Thursday, October 6, 2011

Books and Humans

Google has just launched its new e-book website in Britain and just as I clicked on the website a survey popped up asking me for my views on The Future of the Book. I was happy to answer, since I don't think e-books or digitisation will make much difference to the future of the book--at least, not in my lifetime. What is currently being produced is seldom inspirational. Digitisation is treated by its producers as a fancy form of reproduction; computer screens simply become intangible photocopiers (albeit in colour). I'd like to see something truly innovative, and thus I wonder what Steve Jobs left as his Apple Legacy (four years' worth of new Apple innovation, apparently) that might impact upon the ways in which we read online. The IPad has been revolutionary, certainly in comparison with Nook or Kindle, which are dull and replicative.

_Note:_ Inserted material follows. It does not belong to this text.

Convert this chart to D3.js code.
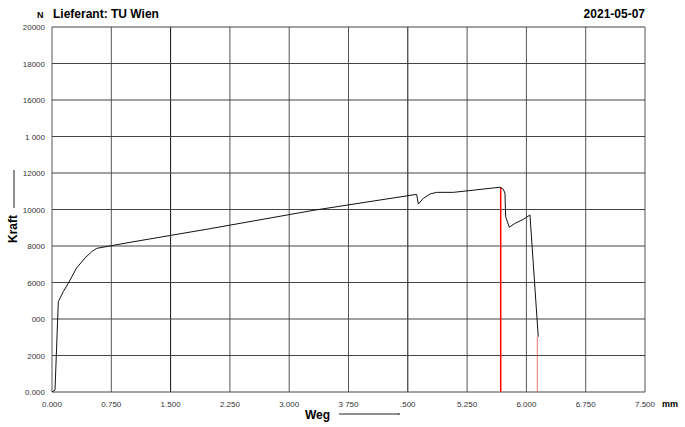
<!DOCTYPE html>
<html>
<head>
<meta charset="utf-8">
<script src="https://cdn.jsdelivr.net/npm/d3@7"></script>
<style>
  body { margin: 0; background: #fff; }
  text { font-family: "Liberation Sans", Arial, sans-serif; }
</style>
</head>
<body>
<div id="chart"></div>
<script>
// curve: Weg in mm, Kraft in N
const weg = [0, 0.038, 0.08, 0.143, 0.206, 0.312, 0.417, 0.502, 0.565, 0.755, 0.986, 2.0, 3.3, 4.148, 4.612,
  4.633, 4.696, 4.781, 4.865, 5.075, 5.666, 5.708, 5.729, 5.738, 5.784, 5.856, 5.961, 6.045, 6.15];
const kraft = [0, 110, 4950, 5500, 5960, 6800, 7340, 7690, 7870, 8020, 8200, 8950, 9950, 10520, 10830,
  10300, 10610, 10850, 10940, 10940, 11220, 11110, 10890, 9600, 9030, 9240, 9460, 9700, 3030];
const xTicks = [0, 0.75, 1.5, 2.25, 3.0, 3.75, 4.5, 5.25, 6.0, 6.75, 7.5];
const xTickLabels = ['0.000', '0.750', '1.500', '2.250', '3.000', '3 750', '.500', '5.250', '6.000', '6.750', '7.500'];
const yTicks = [0, 2000, 4000, 6000, 8000, 10000, 12000, 14000, 16000, 18000, 20000];
const yTickLabels = ['0.000', '2000', '000', '6000', '8000', '10000', '12000', '1 000', '16000', '18000', '20000'];
const markers = [{ x: 5.675, y: 11220, w: 1.5, c: '#ff0000' }, { x: 6.138, y: 3030, w: 0.8, c: '#f05050' }];

const width = 685, height = 427;
const margin = { top: 27, right: 40, bottom: 35, left: 52 };

const svg = d3.select('#chart').append('svg')
  .attr('width', width).attr('height', height);

const x = d3.scaleLinear().domain([0, 7.5]).range([margin.left, width - margin.right]);
const y = d3.scaleLinear().domain([0, 20000]).range([height - margin.bottom, margin.top]);

// grid
const darkX = [1.5, 4.5];
svg.append('g').selectAll('line').data(xTicks).enter().append('line')
  .attr('x1', d => x(d)).attr('x2', d => x(d))
  .attr('y1', y(0)).attr('y2', y(20000))
  .attr('stroke', d => darkX.includes(d) ? '#111' : '#555')
  .attr('stroke-width', 1);
svg.append('g').selectAll('line').data(yTicks).enter().append('line')
  .attr('x1', x(0)).attr('x2', x(7.5))
  .attr('y1', d => y(d)).attr('y2', d => y(d))
  .attr('stroke', '#444').attr('stroke-width', 1);

// tick labels
svg.append('g').selectAll('text').data(yTicks).enter().append('text')
  .attr('x', margin.left - 7).attr('y', d => y(d) + 3)
  .attr('text-anchor', 'end').attr('font-size', 8).attr('fill', '#333')
  .text((d, i) => yTickLabels[i]);
svg.append('g').selectAll('text').data(xTicks).enter().append('text')
  .attr('x', d => x(d)).attr('y', y(0) + 15)
  .attr('text-anchor', 'middle').attr('font-size', 8).attr('fill', '#333')
  .text((d, i) => xTickLabels[i]);

// markers
svg.append('g').selectAll('line').data(markers).enter().append('line')
  .attr('x1', d => x(d.x)).attr('x2', d => x(d.x))
  .attr('y1', d => y(d.y)).attr('y2', y(0))
  .attr('stroke', d => d.c).attr('stroke-width', d => d.w);

// curve
const pts = weg.map((d, i) => [d, kraft[i]]);
svg.append('path').datum(pts)
  .attr('fill', 'none').attr('stroke', '#111').attr('stroke-width', 1)
  .attr('d', d3.line().x(d => x(d[0])).y(d => y(d[1])));

// titles
svg.append('text').attr('x', 37).attr('y', 18).attr('font-size', 9).attr('font-weight', 'bold').text('N');
svg.append('text').attr('x', 53).attr('y', 18).attr('font-size', 12).attr('font-weight', 'bold').text('Lieferant: TU Wien');
svg.append('text').attr('x', x(7.5)).attr('y', 18).attr('text-anchor', 'end')
  .attr('font-size', 12).attr('font-weight', 'bold').text('2021-05-07');
svg.append('text').attr('x', 662).attr('y', y(0) + 15).attr('font-size', 9).attr('font-weight', 'bold').text('mm');

// axis names with arrows
svg.append('text').attr('x', 305).attr('y', 419).attr('font-size', 12).attr('font-weight', 'bold').text('Weg');
svg.append('line').attr('x1', 339).attr('x2', 399).attr('y1', 414).attr('y2', 414).attr('stroke', '#222').attr('stroke-width', 1);
svg.append('line').attr('x1', 399).attr('x2', 399).attr('y1', 413).attr('y2', 415).attr('stroke', '#222').attr('stroke-width', 1);
svg.append('text').attr('transform', 'translate(17,229) rotate(-90)').attr('text-anchor', 'middle')
  .attr('font-size', 12).attr('font-weight', 'bold').text('Kraft');
svg.append('line').attr('x1', 14).attr('x2', 14).attr('y1', 170).attr('y2', 208).attr('stroke', '#222').attr('stroke-width', 1);
</script>
</body>
</html>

I had a conference call with the Stanford design team of Parker on the Web yesterday, and critiqued their new interoperability project, particularly the interface, which seems similar to quite a bit that is already available electronically for manuscript scholars, though there are some fancy add-ons for transcription and annotating. I believe we're stuck on the 'page' as a foundational design element. Therein lies the flaw. It's all been done before, but for the digital domain we need something new. Yet, as all text technologists know, new technologies emerge from old ones, adapting current forms to create a gradual transition. It's all about making haste slowly, then, as Suetonius himself rightly advised.